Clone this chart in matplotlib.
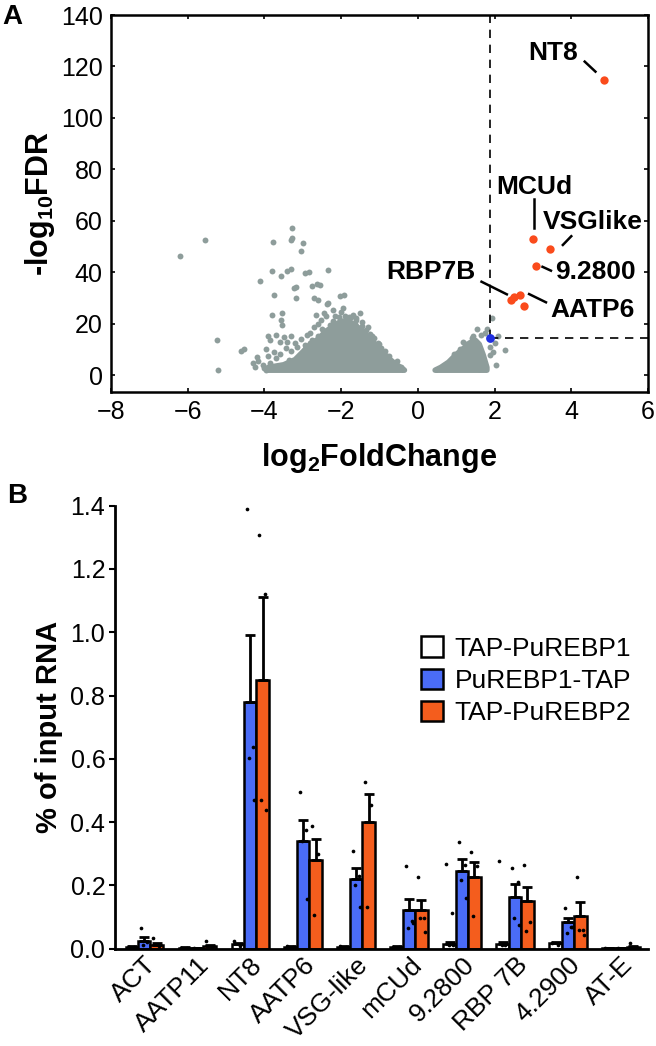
import numpy as np
import matplotlib.pyplot as plt
from matplotlib.patches import Patch

plt.rcParams['font.family'] = ['Liberation Sans', 'DejaVu Sans']
plt.rcParams['mathtext.fontset'] = 'custom'
plt.rcParams['mathtext.rm'] = 'Liberation Sans'
plt.rcParams['mathtext.bf'] = 'Liberation Sans:bold'

# ---- panel A: volcano ----
# dense cores of the two clouds (outline)
left_core_x = [-3.9, -3.9, -3.5, -3.2, -3.0, -2.8, -2.6, -2.4, -2.2, -2.0, -1.8, -1.6, -1.4,
               -1.2, -1.0, -0.8, -0.6, -0.4, -0.35]
left_core_y = [1.9, 3, 4, 6, 9, 12, 14, 17, 19, 21, 21, 19, 16.5, 13.5, 10, 7, 4.5, 2.5, 1.9]
right_core_x = [0.45, 0.6, 0.8, 1.0, 1.2, 1.35, 1.5, 1.6, 1.7, 1.8, 1.8]
right_core_y = [1.9, 3, 5, 8, 10.5, 12.5, 13.5, 12, 8, 3, 1.9]

# scattered grey genes outside the cores
grey_x = [-6.21, -5.55, -5.24, -5.20, -4.62, -4.52, -4.12, -4.20, -4.16, -4.05, -4.0, -3.95,
          -3.77, -3.80, -3.57, -3.41, -3.32, -3.74, -3.79, -3.53, -3.57, -3.53, -3.28, -3.31,
          -3.27, -3.0, -3.05, -2.93, -2.85, -3.17, -3.22, -3.17, -2.76, -2.62, -2.55, -2.70,
          -2.60, -2.35, -2.02, -1.92, -2.35, -2.37, -2.65, -2.45, -2.40, -2.52, -2.2, -2.0,
          -1.52, -3.9, -3.85, -3.7, -3.6, -3.5, -3.4, -3.3, -3.2, -3.05, -2.9, -3.95, -3.75,
          -3.6, -3.45, -3.3, -3.15, -2.95, -2.8, -2.7, -2.6, -4.3, -4.25, -3.85, -3.7, -3.55,
          -3.9, -2.15, -1.8, -1.7, -1.3, -1.15, -0.95, -0.8, -0.6, -0.45, -1.95, -1.6, -1.45,
          -2.9, -2.8, -2.6, -2.45, -2.3, -2.2, -2.05, -1.9, -1.75, -1.6, -1.45, -1.35, -1.2,
          -1.05, -0.85, -0.75, -0.55, -3.1, -2.95, -2.75, -2.5, -1.65, -1.25, -1.0, -3.35,
          1.94, 2.1, 2.27, 2.05, 1.55, 1.17, 1.88, 1.88, 1.75, 1.8, 1.65, 2.0, 1.95, 1.7, 1.6,
          1.3, 1.45, 1.1, 0.95, 1.4, 1.55, 1.25]
grey_y = [46.3, 52.5, 13.6, 1.9, 9.5, 10.2, 36.6, 7.2, 5.5, 3.8, 2.6, 2.0,
          51.6, 40.3, 38.7, 40.4, 41.2, 31.1, 23.3, 24.0, 21.4, 19.4, 57.2, 52.5,
          53.2, 51.3, 48.1, 39.8, 40.0, 34.3, 34.0, 29.8, 34.6, 35.3, 35.0, 30.0,
          29.0, 40.8, 30.9, 31.2, 28.2, 27.5, 23.5, 24.2, 23.0, 21.4, 25.2, 24.6,
          24.0, 15.0, 13.5, 15.5, 12.8, 14.8, 13.0, 15.2, 12.5, 14.0, 15.5, 10.0, 9.0,
          8.0, 10.5, 9.5, 11.0, 11.5, 16.5, 18.5, 20.0, 4.5, 3.0, 4.5, 6.5, 3.5,
          7.5, 23.0, 22.5, 23.5, 18.5, 14.5, 10.5, 7.5, 4.5, 3.0, 26.0, 22.0, 20.5,
          9.0, 12.5, 15.0, 17.0, 19.5, 21.0, 22.5, 23.0, 22.5, 21.5, 19.0, 17.5, 15.0,
          12.5, 9.5, 7.5, 5.5, 7.0, 10.0, 13.5, 18.0, 20.0, 16.0, 12.0, 6.0,
          22.0, 15.0, 9.7, 3.9, 18.0, 13.0, 7.8, 11.0, 16.5, 18.0, 15.5, 12.5, 9.0, 5.0, 2.5,
          11.0, 15.0, 10.0, 8.0, 14.5, 12.0, 12.0]

hit_x = [4.85, 3.01, 3.45, 3.09, 2.43, 2.51, 2.67, 2.76]
hit_y = [114.7, 52.9, 49.0, 42.5, 29.2, 30.5, 31.1, 26.8]
bait_x, bait_y = 1.88, 14.6

hit_labels = ['NT8', 'MCUd', 'VSGlike', '9.2800', 'RBP7B', 'AATP6']
label_x = [3.53, 3.04, 4.57, 4.63, 0.35, 4.55]
label_y = [125.4, 73.0, 59.6, 40.2, 40.2, 25.3]
leader_x0 = [4.35, 3.04, 4.00, 3.25, 1.66, 2.90]
leader_y0 = [121.9, 68.4, 54.0, 42.1, 36.3, 31.5]
leader_x1 = [4.63, 3.04, 3.78, 3.47, 2.32, 3.34]
leader_y1 = [118.0, 57.0, 50.6, 40.6, 31.4, 28.3]

# ---- panel B: bars ----
genes = ['ACT', 'AATP11', 'NT8', 'AATP6', 'VSG-like', 'mCUd', '9.2800', 'RBP 7B', '4.2900', 'AT-E']
series = ['TAP-PuREBP1', 'PuREBP1-TAP', 'TAP-PuREBP2']
white_mean = [0.005, 0.003, 0.014, 0.006, 0.006, 0.005, 0.014, 0.014, 0.016, 0.002]
blue_mean = [0.025, 0.003, 0.78, 0.34, 0.22, 0.123, 0.244, 0.163, 0.083, 0.002]
orange_mean = [0.012, 0.008, 0.85, 0.281, 0.40, 0.121, 0.227, 0.151, 0.103, 0.006]
white_err = [0.003, 0.001, 0.005, 0.003, 0.003, 0.002, 0.006, 0.006, 0.004, 0.001]
blue_err = [0.01, 0.0, 0.21, 0.065, 0.035, 0.035, 0.04, 0.04, 0.015, 0.0]
orange_err = [0.004, 0.003, 0.26, 0.065, 0.09, 0.033, 0.045, 0.045, 0.043, 0.002]

white_dots = [[0.004, 0.006], [0.002, 0.003], [0.024, 0.008], [0.008, 0.004], [0.008, 0.004],
              [0.006, 0.004], [0.267, 0.112, 0.012, 0.01], [0.278, 0.012, 0.01], [0.016, 0.01], [0.002]]
blue_dots = [[0.065, 0.02, 0.01], [0.003], [1.39, 0.637, 0.603, 0.471], [0.494, 0.374, 0.34, 0.155],
             [0.308, 0.229, 0.2, 0.131], [0.26, 0.087, 0.065, 0.08], [0.337, 0.265, 0.218, 0.16],
             [0.255, 0.21, 0.097, 0.073], [0.129, 0.067, 0.05, 0.067], [0.002]]
orange_dots = [[0.034, 0.008], [0.025, 0.004], [1.309, 1.12, 0.471, 0.437], [0.387, 0.30, 0.107],
               [0.526, 0.453, 0.131], [0.225, 0.095, 0.095, 0.052], [0.306, 0.26, 0.102],
               [0.265, 0.083, 0.055], [0.225, 0.06, 0.06, 0.044], [0.016, 0.003]]

grey = '#8e9d9b'
red = '#fa4b1c'
bar_colors = ['white', '#4a6cf7', '#f45d1d']

fig = plt.figure(figsize=(6.56, 10.46), dpi=100)

# panel A
ax = fig.add_axes([0.1692, 0.6252, 0.8186, 0.3604])
ax.fill(left_core_x, left_core_y, color=grey, lw=4, joinstyle='round', zorder=1)
ax.fill(right_core_x, right_core_y, color=grey, lw=4, joinstyle='round', zorder=1)
ax.scatter(grey_x, grey_y, s=18, color=grey, lw=0, zorder=2)
ax.plot([bait_x, bait_x], [bait_y, 140], color='black', lw=1.2, linestyle=(0, (5, 4)), zorder=3)
ax.plot([bait_x, 6], [bait_y, bait_y], color='black', lw=1.2, linestyle=(0, (5, 4)), zorder=3)
ax.scatter(hit_x, hit_y, s=36, color=red, lw=0, zorder=4)
ax.scatter([bait_x], [bait_y], s=40, color='#1f2ee0', lw=0, zorder=4)
for i, lab in enumerate(hit_labels):
    ax.text(label_x[i], label_y[i], lab, fontsize=19, fontweight='bold', ha='center', va='center')
    ax.plot([leader_x0[i], leader_x1[i]], [leader_y0[i], leader_y1[i]], color='black', lw=1.8)
ax.set_xlim(-8, 6)
ax.set_ylim(-6.6, 140)
ax.set_xticks(np.arange(-8, 7, 2))
ax.set_yticks(np.arange(0, 141, 20))
ax.tick_params(direction='in', top=True, right=True, length=3, width=1.2, labelsize=18, pad=6)
for sp in ax.spines.values():
    sp.set_linewidth(1.8)
ax.set_xlabel(r'log$_{\mathbf{2}}$FoldChange', fontsize=22, fontweight='bold', labelpad=12)
ax.set_ylabel(r'-log$_{\mathbf{10}}$FDR', fontsize=22, fontweight='bold', labelpad=3)

# panel B
bx = fig.add_axes([0.1753, 0.0932, 0.8125, 0.4233])
pos = np.arange(len(genes))
w = 0.232
offsets = [-0.235, 0.0, 0.235]
means = [white_mean, blue_mean, orange_mean]
errs = [white_err, blue_err, orange_err]
dots = [white_dots, blue_dots, orange_dots]
jitter = [-0.06, 0.05, -0.02, 0.07]
for k in range(3):
    xs = pos + offsets[k]
    bx.bar(xs, means[k], width=w, color=bar_colors[k], edgecolor='black', lw=1.8, zorder=2,
           label=series[k])
    bx.errorbar(xs, means[k], yerr=[np.zeros(len(genes)), errs[k]], fmt='none', ecolor='black',
                elinewidth=2.0, capsize=3.5, capthick=2.0, zorder=3)
    for g in range(len(genes)):
        vals = dots[k][g]
        bx.scatter([xs[g] + jitter[j % 4] for j in range(len(vals))], vals, s=7, color='black',
                   lw=0, zorder=4)
bx.set_xlim(-0.55, 9.51)
bx.set_ylim(0, 1.4)
bx.set_yticks(np.arange(0, 1.41, 0.2))
bx.set_yticklabels(['%.1f' % v for v in np.arange(0, 1.41, 0.2)])
bx.set_xticks(pos)
bx.set_xticklabels(genes, rotation=45, ha='right', rotation_mode='anchor', fontsize=19)
bx.tick_params(axis='x', length=0, pad=3)
bx.tick_params(axis='y', direction='out', length=4, width=1.5, labelsize=18, pad=3)
for s in ['top', 'right']:
    bx.spines[s].set_visible(False)
for s in ['left', 'bottom']:
    bx.spines[s].set_linewidth(2.0)
bx.set_ylabel('% of input RNA', fontsize=21, fontweight='bold', labelpad=5)
handles = [Patch(facecolor=c, edgecolor='black', lw=1.8) for c in bar_colors]
bx.legend(handles, series, loc='upper left', bbox_to_anchor=(0.575, 0.705), frameon=False,
          fontsize=19, handlelength=0.8, handleheight=0.8, handletextpad=0.45,
          labelspacing=0.3, borderpad=0, borderaxespad=0)

fig.text(12 / 656, 1 - 17 / 1046, 'A', fontsize=20, fontweight='bold', ha='center', va='center')
fig.text(17 / 656, 1 - 496 / 1046, 'B', fontsize=20, fontweight='bold', ha='center', va='center')

fig.savefig('out.png', dpi=100)
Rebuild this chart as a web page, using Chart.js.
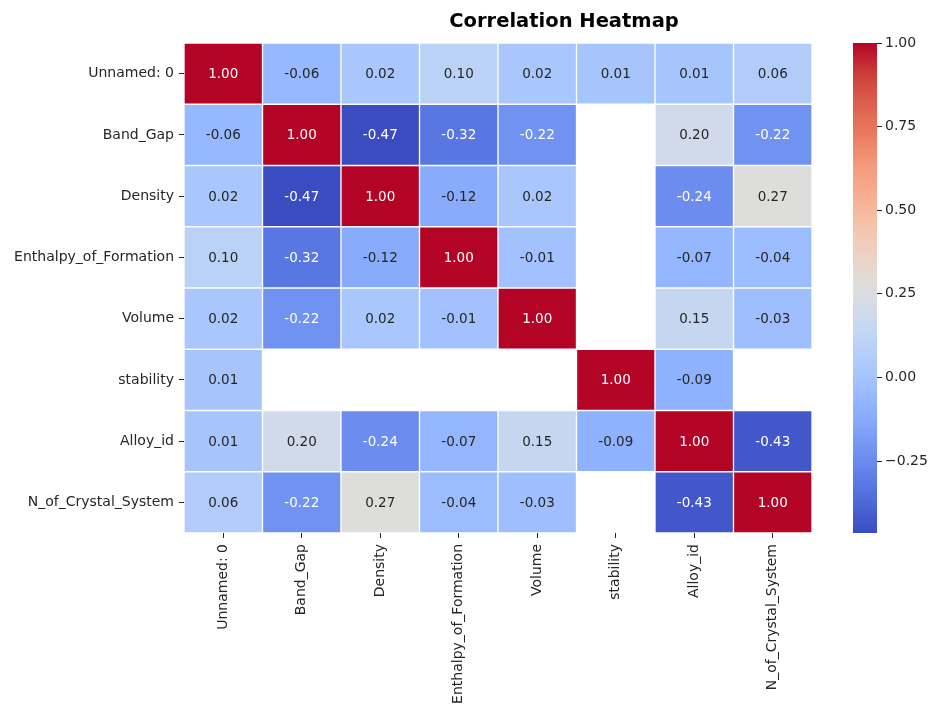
<!DOCTYPE html>
<html>
<head>
<meta charset="utf-8">
<script src="https://cdn.jsdelivr.net/npm/chart.js@4.4.0/dist/chart.umd.min.js"></script>
<style>
    html, body { margin: 0; padding: 0; background: #fff; }
    #wrap { position: relative; width: 929px; height: 707px; overflow: hidden; }
    #wrap canvas { position: absolute; left: 0; top: 0; }
    #title {
        position: absolute; top: 11px; left: 564px; transform: translateX(-50%);
        font: bold 19.5px "DejaVu Sans"; line-height: 19px; color: #000; white-space: nowrap;
    }
</style>
</head>
<body>
<div id="wrap">
    <canvas id="heatmap" width="929" height="707"></canvas>
    <canvas id="colorbar" width="929" height="707"></canvas>
    <div id="title">Correlation Heatmap</div>
</div>
<script>
// labels (rows and columns are the same variables)
const varLabels = ["Unnamed: 0", "Band_Gap", "Density", "Enthalpy_of_Formation",
    "Volume", "stability", "Alloy_id", "N_of_Crystal_System"];

// correlation rows, null = NaN (blank cell)
const rowUnnamed   = [1.00, -0.06, 0.02, 0.10, 0.02, 0.01, 0.01, 0.06];
const rowBandGap   = [-0.06, 1.00, -0.47, -0.32, -0.22, null, 0.20, -0.22];
const rowDensity   = [0.02, -0.47, 1.00, -0.12, 0.02, null, -0.24, 0.27];
const rowEnthalpy  = [0.10, -0.32, -0.12, 1.00, -0.01, null, -0.07, -0.04];
const rowVolume    = [0.02, -0.22, 0.02, -0.01, 1.00, null, 0.15, -0.03];
const rowStability = [0.01, null, null, null, null, 1.00, -0.09, null];
const rowAlloyId   = [0.01, 0.20, -0.24, -0.07, 0.15, -0.09, 1.00, -0.43];
const rowCrystal   = [0.06, -0.22, 0.27, -0.04, -0.03, null, -0.43, 1.00];

const colorbarTicks = [-0.25, 0.00, 0.25, 0.50, 0.75, 1.00];
const colorMin = -0.465;
const colorMax = 1.0;

const heatmapRows = [rowUnnamed, rowBandGap, rowDensity, rowEnthalpy,
    rowVolume, rowStability, rowAlloyId, rowCrystal];

// matplotlib coolwarm, sampled
const coolwarmStops = [
    [0.0, [59, 76, 192]], [0.0625, [77, 104, 215]], [0.125, [98, 130, 234]],
    [0.1875, [119, 155, 246]], [0.25, [141, 176, 254]], [0.3125, [163, 194, 254]],
    [0.375, [184, 208, 249]], [0.4375, [204, 217, 238]], [0.5, [221, 221, 221]],
    [0.5625, [236, 211, 197]], [0.625, [245, 196, 173]], [0.6875, [247, 174, 145]],
    [0.75, [244, 154, 123]], [0.8125, [234, 123, 96]], [0.875, [222, 96, 77]],
    [0.9375, [203, 62, 56]], [1.0, [180, 4, 38]]
];

function coolwarmRGB(t) {
    t = Math.max(0, Math.min(1, t));
    for (let i = 1; i < coolwarmStops.length; i++) {
        const [t1, c1] = coolwarmStops[i];
        if (t <= t1) {
            const [t0, c0] = coolwarmStops[i - 1];
            const f = (t - t0) / (t1 - t0);
            return c0.map((c, k) => Math.round(c + (c1[k] - c) * f));
        }
    }
    return coolwarmStops[coolwarmStops.length - 1][1];
}

function valueRGB(v) {
    return coolwarmRGB((v - colorMin) / (colorMax - colorMin));
}

function rgbStr(c) {
    return `rgb(${c[0]}, ${c[1]}, ${c[2]})`;
}

// seaborn picks white text on dark cells
function textColorFor(v) {
    const lin = valueRGB(v).map(c => {
        c = c / 255;
        return c <= 0.03928 ? c / 12.92 : Math.pow((c + 0.055) / 1.055, 2.4);
    });
    const lum = 0.2126 * lin[0] + 0.7152 * lin[1] + 0.0722 * lin[2];
    return lum < 0.408 ? "#ffffff" : "#262626";
}

const tickFont = { family: "DejaVu Sans", size: 14 };
const textGray = "#262626";

// write the numbers in each cell
const annotatePlugin = {
    id: "annotate",
    afterDatasetsDraw(chart) {
        const ctx = chart.ctx;
        ctx.save();
        ctx.font = `13.5px "DejaVu Sans"`;
        ctx.textAlign = "center";
        ctx.textBaseline = "middle";
        chart.data.datasets.forEach((ds, r) => {
            const meta = chart.getDatasetMeta(r);
            meta.data.forEach((bar, c) => {
                const v = heatmapRows[r][c];
                if (v === null) return;
                ctx.fillStyle = textColorFor(v);
                ctx.fillText(v.toFixed(2), bar.x, (bar.y + bar.base) / 2 + 1);
            });
        });
        ctx.restore();
    }
};

new Chart(document.getElementById("heatmap").getContext("2d"), {
    type: "bar",
    data: {
        labels: varLabels,
        datasets: heatmapRows.map((vals, r) => ({
            label: varLabels[r],
            data: vals.map(v => v === null ? null : [r - 0.5, r + 0.5]),
            backgroundColor: vals.map(v => v === null ? "rgba(0,0,0,0)" : rgbStr(valueRGB(v))),
            borderColor: "#ffffff",
            borderWidth: 1,
            borderSkipped: false,
            grouped: false,
            barPercentage: 1,
            categoryPercentage: 1
        }))
    },
    options: {
        responsive: false,
        animation: false,
        layout: { padding: { left: 0, right: 117, top: 43, bottom: 0 } },
        plugins: { legend: { display: false }, tooltip: { enabled: false } },
        scales: {
            x: {
                type: "category",
                offset: true,
                grid: { offset: false, drawOnChartArea: false, drawTicks: true, tickLength: 5, color: textGray },
                border: { display: false },
                ticks: { autoSkip: false, maxRotation: 90, minRotation: 90, padding: 6, font: tickFont, color: textGray },
                afterFit: s => { s.height = 174; }
            },
            y: {
                type: "linear",
                reverse: true,
                min: -0.5,
                max: 7.5,
                afterBuildTicks: s => { s.ticks = varLabels.map((_, i) => ({ value: i })); },
                grid: { drawOnChartArea: false, drawTicks: true, tickLength: 5, color: textGray },
                border: { display: false },
                ticks: { autoSkip: false, padding: 5, font: tickFont, color: textGray, callback: v => varLabels[v] },
                afterFit: s => { s.width = 184; }
            }
        }
    },
    plugins: [annotatePlugin]
});

// colorbar
new Chart(document.getElementById("colorbar").getContext("2d"), {
    type: "bar",
    data: {
        labels: [""],
        datasets: [{
            data: [[colorMin, colorMax]],
            borderWidth: 0,
            barPercentage: 1,
            categoryPercentage: 1,
            backgroundColor: ctx => {
                const area = ctx.chart.chartArea;
                if (!area) return "rgba(0,0,0,0)";
                const g = ctx.chart.ctx.createLinearGradient(0, area.bottom, 0, area.top);
                for (let i = 0; i <= 64; i++) {
                    g.addColorStop(i / 64, rgbStr(coolwarmRGB(i / 64)));
                }
                return g;
            }
        }]
    },
    options: {
        responsive: false,
        animation: false,
        layout: { padding: { left: 853, right: 0, top: 43, bottom: 174 } },
        plugins: { legend: { display: false }, tooltip: { enabled: false } },
        scales: {
            x: { display: false },
            y: {
                position: "right",
                min: colorMin,
                max: colorMax,
                afterBuildTicks: s => { s.ticks = colorbarTicks.map(v => ({ value: v })); },
                grid: { drawOnChartArea: false, drawTicks: true, tickLength: 5, color: textGray },
                border: { display: false },
                ticks: { padding: 3, font: tickFont, color: textGray, callback: v => v.toFixed(2).replace("-", "\u2212") },
                afterFit: s => { s.width = 52; }
            }
        }
    }
});
</script>
</body>
</html>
★ ★ ★ ★
**REQUIRED TASK**
Leave the pictures out, and restate exactly the lines from the start of the records through the one that contains "plt.rcParams['mathtext.bf'] = 'Liberation".

**RESULT OF THE TASK**
Clone this chart in matplotlib.
import numpy as np
import matplotlib.pyplot as plt
from matplotlib.patches import Patch

plt.rcParams['font.family'] = ['Liberation Sans', 'DejaVu Sans']
plt.rcParams['mathtext.fontset'] = 'custom'
plt.rcParams['mathtext.rm'] = 'Liberation Sans'
plt.rcParams['mathtext.bf'] = 'Liberation Sans:bold'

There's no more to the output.